New turning point for Libya’s proxy war
The proxy war in Libya between a UN-backed government in Tripoli armed by Turkey and a rival government in eastern Libya backed by Egypt, UAE, Saudi Arabia and Russia is far from being over with the victory of Serraj government over Haftar forces in Tripoli’s outskirts.
The Government of National Accord is now putting pressure to regain Sirte, which Egyptian President Abdelfattah Sisi declared as a red line.
“Let’s stop at this (current) front line and start negotiations to reach a political solution to the Libyan crisis,” Sisi said referring to Sirte and Jorfa.
The Tripoli-based government denounced remarks of the Egyptian president, who said Sirte and Jufra in Libya are “a red line,” calling it “a clear declaration of war and a blatant interference” in Libyan affairs
“Sisi’s statements that Sirte and Jufra are a red line, according to his description, is a blatant interference in our country’s affairs, and we consider it a clear declaration of a war on Libya,” Abdel-Hadi Darah, a military spokesman loyal to the Tripoli-based government said.
Meanwhile, Turkey said on Saturday that Haftar’s forces in eastern Libya needed to withdraw from the strategic city of Sirte for a lasting ceasefire.
Ibrahim Kalin, the presidential spokesman, told the AFP news agency that Sirte and Al-Jufra should be evacuated by Haftar’s forces for a “sustainable ceasefire”.
Kalin said a ceasefire in Libya would be possible if everybody went back to their positions in 2015, referring to the Skhirate agreement signed in Morocco that year and scrapped last month by Haftar.
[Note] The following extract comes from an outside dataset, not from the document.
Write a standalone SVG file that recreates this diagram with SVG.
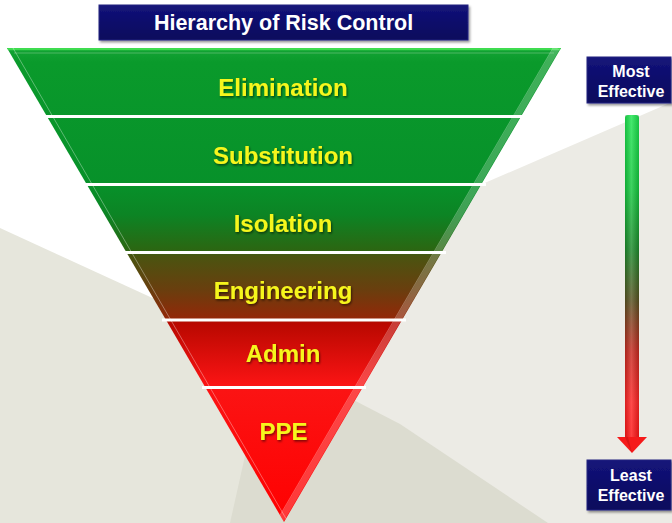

Sisi apparently could not swallow the humiliating rejection of his truce plan, which he put forward to save his ally Haftar whose forces kept receiving setbacks one after the other in recent weeks.
On a visit to Sidi Barrani military base near Libya, he ordered his forces to prepare for a mission outside the borders hinting at an imminent intervention in Libya to save his ally Haftar.
So far, media reports speak of tacit Russian support, while the UAE and Saudi Arabia expressed outspoken backing for Sisi comparing Egypt’s security as their own.
Haftar would bring to Libya the same kind of military and conservative rule that Egypt and the Gulf monarchies have.
Turkey, on the other hand, which considers Sisi as a coup general, has increased its military intervention to support the Tripoli-based government in recent months, sending ships off the coast, planes to bring weapons, mercenaries and armed drones to the country.
During the proxy war over Tripoli, Turkish Bayraktar drones have defeated the UAE-supplied Russian Pantsir air defense and were instrumental in pushing Haftar’s forces back.
Egypt’s willingness to send troops is fraught with risk. Though it has a massive army, it is very burdened by the policing it has been involved at and has been untested in foreign soils. Almost all interventions of the Egyptian army in recent history (Syria, Yemen and Jordan) have been a fiasco.
Analysts however consider that Sisi will be contented with air strikes as sending troops on the ground would be an invitation to a direct involvement by Turkey.
Turkey has said it will build new military bases in Libya, which it could add to the bases it has in nine countries.
Turkey is trying to tell the West that it has control over the eastern Mediterranean and to cast itself as a force that can push back Russia in the region.
The West so-far seems disinterested in a direct involvement in the Libyan mayhem and Egypt’s call for a truce was received with indifference globally.